→ **Written exercise**:
Leave out the pictures, and write out exactly the lines from the beginning of the material to the line holding "import seaborn as sns", that line included, and nothing else.

→ **Provided material**:

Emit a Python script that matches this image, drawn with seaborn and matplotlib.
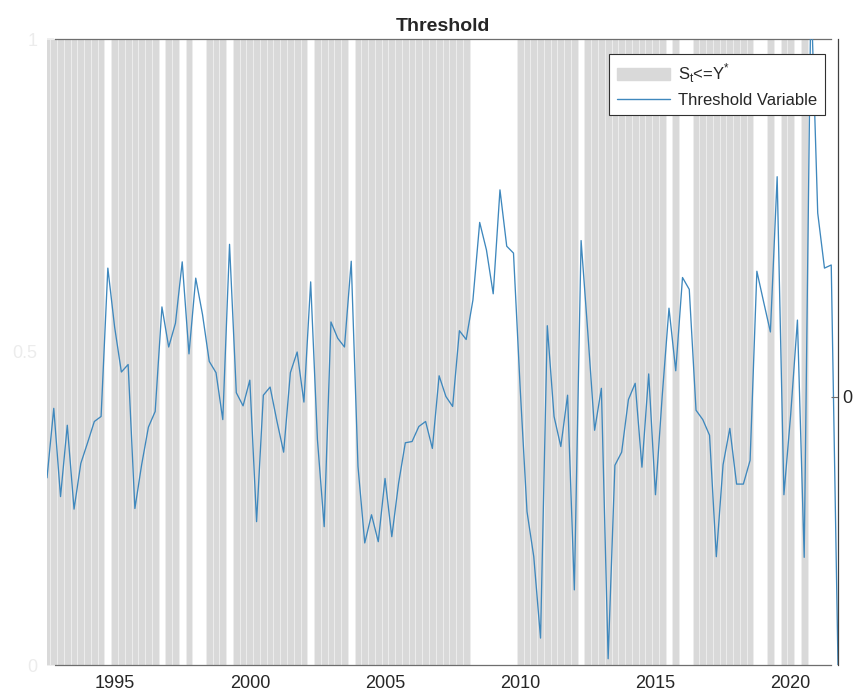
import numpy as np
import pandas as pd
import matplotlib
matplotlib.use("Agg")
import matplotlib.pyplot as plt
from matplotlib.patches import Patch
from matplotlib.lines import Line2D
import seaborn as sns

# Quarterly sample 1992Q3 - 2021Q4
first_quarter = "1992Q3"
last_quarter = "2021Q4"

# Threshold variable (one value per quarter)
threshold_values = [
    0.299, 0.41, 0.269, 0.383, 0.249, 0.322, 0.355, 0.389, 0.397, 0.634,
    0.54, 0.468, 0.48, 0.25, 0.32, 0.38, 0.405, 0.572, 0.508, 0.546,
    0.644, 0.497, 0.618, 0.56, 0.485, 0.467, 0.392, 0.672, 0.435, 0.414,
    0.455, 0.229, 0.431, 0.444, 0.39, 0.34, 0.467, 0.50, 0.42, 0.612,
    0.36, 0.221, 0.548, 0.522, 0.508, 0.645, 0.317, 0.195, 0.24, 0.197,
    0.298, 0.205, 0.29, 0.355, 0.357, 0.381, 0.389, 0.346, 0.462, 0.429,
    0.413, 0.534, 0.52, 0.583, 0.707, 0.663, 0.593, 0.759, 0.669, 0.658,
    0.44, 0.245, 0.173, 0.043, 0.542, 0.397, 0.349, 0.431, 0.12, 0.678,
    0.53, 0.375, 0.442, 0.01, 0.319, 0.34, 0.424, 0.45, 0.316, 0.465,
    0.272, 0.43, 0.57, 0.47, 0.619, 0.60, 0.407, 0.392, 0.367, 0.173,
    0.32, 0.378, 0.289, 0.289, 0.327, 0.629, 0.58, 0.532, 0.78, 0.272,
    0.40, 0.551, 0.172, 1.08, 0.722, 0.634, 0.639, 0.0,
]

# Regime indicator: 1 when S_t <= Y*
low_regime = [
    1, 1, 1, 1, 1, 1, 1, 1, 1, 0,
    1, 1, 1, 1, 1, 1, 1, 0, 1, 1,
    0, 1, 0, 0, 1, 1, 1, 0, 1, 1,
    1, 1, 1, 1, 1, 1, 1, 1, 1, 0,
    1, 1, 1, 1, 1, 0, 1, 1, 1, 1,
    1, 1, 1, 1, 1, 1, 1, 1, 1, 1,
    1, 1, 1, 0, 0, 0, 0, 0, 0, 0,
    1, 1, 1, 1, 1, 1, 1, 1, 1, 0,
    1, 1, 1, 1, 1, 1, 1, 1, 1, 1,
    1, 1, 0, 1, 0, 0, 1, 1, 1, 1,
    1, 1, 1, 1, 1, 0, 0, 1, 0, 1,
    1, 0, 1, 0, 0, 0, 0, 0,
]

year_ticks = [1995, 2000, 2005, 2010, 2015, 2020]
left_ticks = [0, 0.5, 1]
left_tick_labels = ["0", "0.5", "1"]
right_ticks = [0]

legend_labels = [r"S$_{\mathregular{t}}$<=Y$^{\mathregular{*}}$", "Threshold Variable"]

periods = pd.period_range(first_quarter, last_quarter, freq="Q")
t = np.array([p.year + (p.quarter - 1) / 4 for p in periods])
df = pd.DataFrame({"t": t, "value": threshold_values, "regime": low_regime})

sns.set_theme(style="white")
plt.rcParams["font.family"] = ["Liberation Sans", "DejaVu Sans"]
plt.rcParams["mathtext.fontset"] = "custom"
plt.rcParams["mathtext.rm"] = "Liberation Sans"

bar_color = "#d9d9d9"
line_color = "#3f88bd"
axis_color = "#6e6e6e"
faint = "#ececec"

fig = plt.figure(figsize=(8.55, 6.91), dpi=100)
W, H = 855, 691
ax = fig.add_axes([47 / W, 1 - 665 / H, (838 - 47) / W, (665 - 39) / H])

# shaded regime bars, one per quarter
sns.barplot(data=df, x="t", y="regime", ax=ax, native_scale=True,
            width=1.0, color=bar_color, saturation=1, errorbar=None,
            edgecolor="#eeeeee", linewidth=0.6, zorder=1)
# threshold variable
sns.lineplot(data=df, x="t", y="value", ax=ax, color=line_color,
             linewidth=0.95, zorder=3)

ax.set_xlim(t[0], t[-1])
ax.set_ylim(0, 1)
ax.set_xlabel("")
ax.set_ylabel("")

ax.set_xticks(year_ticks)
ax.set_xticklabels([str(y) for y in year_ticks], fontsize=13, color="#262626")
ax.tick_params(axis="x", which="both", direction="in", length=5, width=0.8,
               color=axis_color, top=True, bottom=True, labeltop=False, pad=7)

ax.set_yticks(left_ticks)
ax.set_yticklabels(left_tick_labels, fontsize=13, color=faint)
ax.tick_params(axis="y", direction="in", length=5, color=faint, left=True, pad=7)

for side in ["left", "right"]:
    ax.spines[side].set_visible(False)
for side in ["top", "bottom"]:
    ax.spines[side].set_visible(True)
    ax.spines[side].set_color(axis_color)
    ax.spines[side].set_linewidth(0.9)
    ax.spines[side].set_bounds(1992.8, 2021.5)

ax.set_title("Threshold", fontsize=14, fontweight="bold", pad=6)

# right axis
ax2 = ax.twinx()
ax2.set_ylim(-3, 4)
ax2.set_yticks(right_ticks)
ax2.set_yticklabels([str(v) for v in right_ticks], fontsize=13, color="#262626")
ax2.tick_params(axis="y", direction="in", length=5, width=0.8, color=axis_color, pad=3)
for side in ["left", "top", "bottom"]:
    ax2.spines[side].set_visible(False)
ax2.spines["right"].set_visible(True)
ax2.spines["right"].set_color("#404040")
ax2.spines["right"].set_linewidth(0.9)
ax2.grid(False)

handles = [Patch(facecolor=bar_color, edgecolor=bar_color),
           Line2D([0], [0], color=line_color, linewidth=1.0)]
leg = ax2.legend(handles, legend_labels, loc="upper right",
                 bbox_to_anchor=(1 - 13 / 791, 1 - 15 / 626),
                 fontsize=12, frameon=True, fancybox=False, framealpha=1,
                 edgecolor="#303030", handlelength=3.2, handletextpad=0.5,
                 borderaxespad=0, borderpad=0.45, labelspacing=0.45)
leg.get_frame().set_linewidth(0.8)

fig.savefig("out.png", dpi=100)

→ **Solution**:
Emit a Python script that matches this image, drawn with seaborn and matplotlib.
import numpy as np
import pandas as pd
import matplotlib
matplotlib.use("Agg")
import matplotlib.pyplot as plt
from matplotlib.patches import Patch
from matplotlib.lines import Line2D
import seaborn as sns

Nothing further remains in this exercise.